## [TO DO]
Using the records that follow, reproduce exactly the lines starting at the line containing "Write the TikZ code for this diagram." and ending at the line containing "(#1) [anchor=base, font=#3]". Include both end lines and no pictures.

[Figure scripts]
start
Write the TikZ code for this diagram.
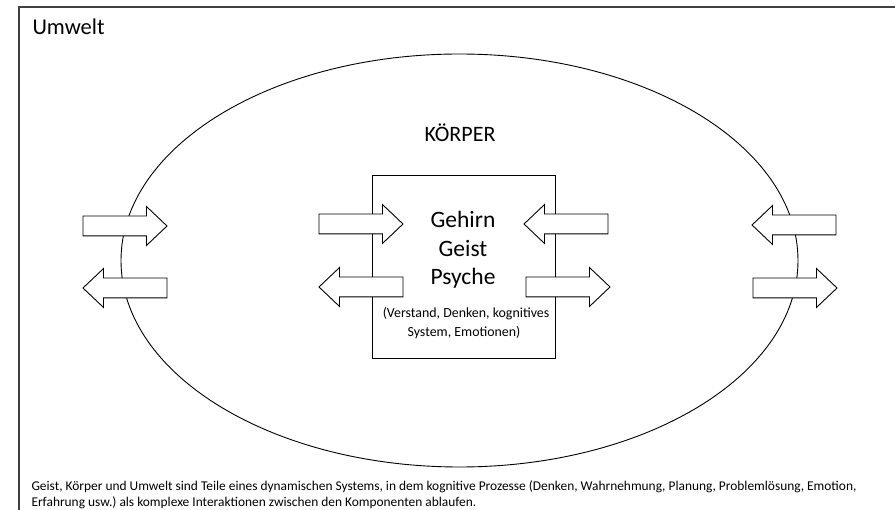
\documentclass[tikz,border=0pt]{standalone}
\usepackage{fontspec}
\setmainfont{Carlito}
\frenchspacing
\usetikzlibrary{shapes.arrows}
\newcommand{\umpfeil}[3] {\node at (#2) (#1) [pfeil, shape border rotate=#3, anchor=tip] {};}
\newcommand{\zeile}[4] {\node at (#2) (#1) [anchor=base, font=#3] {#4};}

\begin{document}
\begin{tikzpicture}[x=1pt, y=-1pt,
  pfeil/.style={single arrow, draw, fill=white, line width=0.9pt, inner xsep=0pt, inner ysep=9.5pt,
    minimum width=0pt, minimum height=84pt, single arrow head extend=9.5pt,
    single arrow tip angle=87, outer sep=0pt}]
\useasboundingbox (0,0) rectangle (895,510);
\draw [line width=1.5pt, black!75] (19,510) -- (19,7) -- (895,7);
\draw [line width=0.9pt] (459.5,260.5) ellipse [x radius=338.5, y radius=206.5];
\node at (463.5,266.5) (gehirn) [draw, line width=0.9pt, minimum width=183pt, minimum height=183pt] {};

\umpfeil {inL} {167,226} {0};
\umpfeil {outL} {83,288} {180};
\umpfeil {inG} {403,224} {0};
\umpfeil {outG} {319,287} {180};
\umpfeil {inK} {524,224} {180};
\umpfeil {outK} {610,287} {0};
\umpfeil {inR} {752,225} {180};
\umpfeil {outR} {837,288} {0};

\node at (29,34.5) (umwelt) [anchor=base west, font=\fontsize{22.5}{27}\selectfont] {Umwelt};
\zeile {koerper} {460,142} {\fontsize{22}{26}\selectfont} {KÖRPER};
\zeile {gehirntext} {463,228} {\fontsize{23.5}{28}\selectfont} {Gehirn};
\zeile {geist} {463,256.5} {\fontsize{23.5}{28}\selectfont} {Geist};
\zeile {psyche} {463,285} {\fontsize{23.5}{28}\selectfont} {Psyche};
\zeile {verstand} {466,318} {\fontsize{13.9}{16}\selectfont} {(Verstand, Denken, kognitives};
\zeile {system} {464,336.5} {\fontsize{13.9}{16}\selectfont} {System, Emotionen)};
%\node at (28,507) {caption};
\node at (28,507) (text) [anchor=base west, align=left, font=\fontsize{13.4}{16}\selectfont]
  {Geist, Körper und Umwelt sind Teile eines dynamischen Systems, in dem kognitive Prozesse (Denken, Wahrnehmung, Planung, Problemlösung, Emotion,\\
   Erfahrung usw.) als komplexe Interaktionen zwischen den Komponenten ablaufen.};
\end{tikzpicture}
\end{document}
end
start
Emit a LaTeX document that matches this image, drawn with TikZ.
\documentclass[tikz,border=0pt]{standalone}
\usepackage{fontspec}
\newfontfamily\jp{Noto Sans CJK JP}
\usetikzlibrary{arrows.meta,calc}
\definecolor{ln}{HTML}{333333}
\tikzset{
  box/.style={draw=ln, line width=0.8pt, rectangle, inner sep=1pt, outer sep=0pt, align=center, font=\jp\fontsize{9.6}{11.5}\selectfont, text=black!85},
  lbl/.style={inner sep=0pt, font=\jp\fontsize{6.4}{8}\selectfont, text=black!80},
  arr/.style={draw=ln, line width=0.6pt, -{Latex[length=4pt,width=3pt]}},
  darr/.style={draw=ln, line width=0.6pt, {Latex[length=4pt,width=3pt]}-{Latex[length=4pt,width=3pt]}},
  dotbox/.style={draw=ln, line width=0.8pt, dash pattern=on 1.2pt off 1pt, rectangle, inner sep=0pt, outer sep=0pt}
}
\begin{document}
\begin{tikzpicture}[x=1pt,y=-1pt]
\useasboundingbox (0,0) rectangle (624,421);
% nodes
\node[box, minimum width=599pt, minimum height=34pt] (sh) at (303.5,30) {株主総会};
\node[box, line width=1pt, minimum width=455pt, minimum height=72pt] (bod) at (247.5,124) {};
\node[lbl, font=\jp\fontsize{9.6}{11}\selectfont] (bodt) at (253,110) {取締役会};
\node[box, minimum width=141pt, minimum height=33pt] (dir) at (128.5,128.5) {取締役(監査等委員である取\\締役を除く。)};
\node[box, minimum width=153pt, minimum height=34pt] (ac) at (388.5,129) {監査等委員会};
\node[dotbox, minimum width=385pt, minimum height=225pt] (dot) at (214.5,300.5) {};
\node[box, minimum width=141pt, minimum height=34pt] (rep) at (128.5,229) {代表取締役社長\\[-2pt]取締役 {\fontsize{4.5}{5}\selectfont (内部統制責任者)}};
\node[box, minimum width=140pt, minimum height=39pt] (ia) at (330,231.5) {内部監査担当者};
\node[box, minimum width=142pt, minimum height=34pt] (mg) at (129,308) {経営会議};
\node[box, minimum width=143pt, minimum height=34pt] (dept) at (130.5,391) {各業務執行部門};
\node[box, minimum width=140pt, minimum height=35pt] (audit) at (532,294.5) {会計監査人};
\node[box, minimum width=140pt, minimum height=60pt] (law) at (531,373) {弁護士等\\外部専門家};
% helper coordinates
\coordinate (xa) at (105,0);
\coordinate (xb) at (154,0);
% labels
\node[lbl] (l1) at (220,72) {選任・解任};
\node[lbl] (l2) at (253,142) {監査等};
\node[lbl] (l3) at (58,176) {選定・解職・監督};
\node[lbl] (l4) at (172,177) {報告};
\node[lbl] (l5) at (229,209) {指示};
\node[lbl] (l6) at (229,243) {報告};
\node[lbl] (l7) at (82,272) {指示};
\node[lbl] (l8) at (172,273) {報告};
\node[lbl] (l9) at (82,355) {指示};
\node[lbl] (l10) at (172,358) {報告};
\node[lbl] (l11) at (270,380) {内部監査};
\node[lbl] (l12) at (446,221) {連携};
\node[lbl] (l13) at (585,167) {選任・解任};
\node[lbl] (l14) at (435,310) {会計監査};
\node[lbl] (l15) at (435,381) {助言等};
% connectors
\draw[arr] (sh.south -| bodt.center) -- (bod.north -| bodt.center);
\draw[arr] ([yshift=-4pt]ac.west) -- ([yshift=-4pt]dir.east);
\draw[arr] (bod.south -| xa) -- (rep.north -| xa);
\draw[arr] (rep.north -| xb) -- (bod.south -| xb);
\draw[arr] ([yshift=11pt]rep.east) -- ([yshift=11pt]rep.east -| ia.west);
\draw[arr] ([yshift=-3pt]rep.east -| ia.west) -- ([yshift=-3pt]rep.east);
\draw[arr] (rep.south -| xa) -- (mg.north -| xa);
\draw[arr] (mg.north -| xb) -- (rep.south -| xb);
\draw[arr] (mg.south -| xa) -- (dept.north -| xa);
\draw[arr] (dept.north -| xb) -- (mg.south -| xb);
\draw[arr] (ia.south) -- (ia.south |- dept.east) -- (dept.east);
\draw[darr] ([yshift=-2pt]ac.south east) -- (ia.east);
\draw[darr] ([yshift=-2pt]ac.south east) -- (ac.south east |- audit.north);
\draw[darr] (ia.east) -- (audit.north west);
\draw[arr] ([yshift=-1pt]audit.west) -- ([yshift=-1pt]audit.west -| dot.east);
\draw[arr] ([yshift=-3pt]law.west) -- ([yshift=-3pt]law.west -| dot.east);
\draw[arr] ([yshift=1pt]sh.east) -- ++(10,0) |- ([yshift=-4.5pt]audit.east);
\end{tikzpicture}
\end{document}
end
## [CORRECT RESPONSE]
Write the TikZ code for this diagram.
\documentclass[tikz,border=0pt]{standalone}
\usepackage{fontspec}
\setmainfont{Carlito}
\frenchspacing
\usetikzlibrary{shapes.arrows}
\newcommand{\umpfeil}[3] {\node at (#2) (#1) [pfeil, shape border rotate=#3, anchor=tip] {};}
\newcommand{\zeile}[4] {\node at (#2) (#1) [anchor=base, font=#3] {#4};}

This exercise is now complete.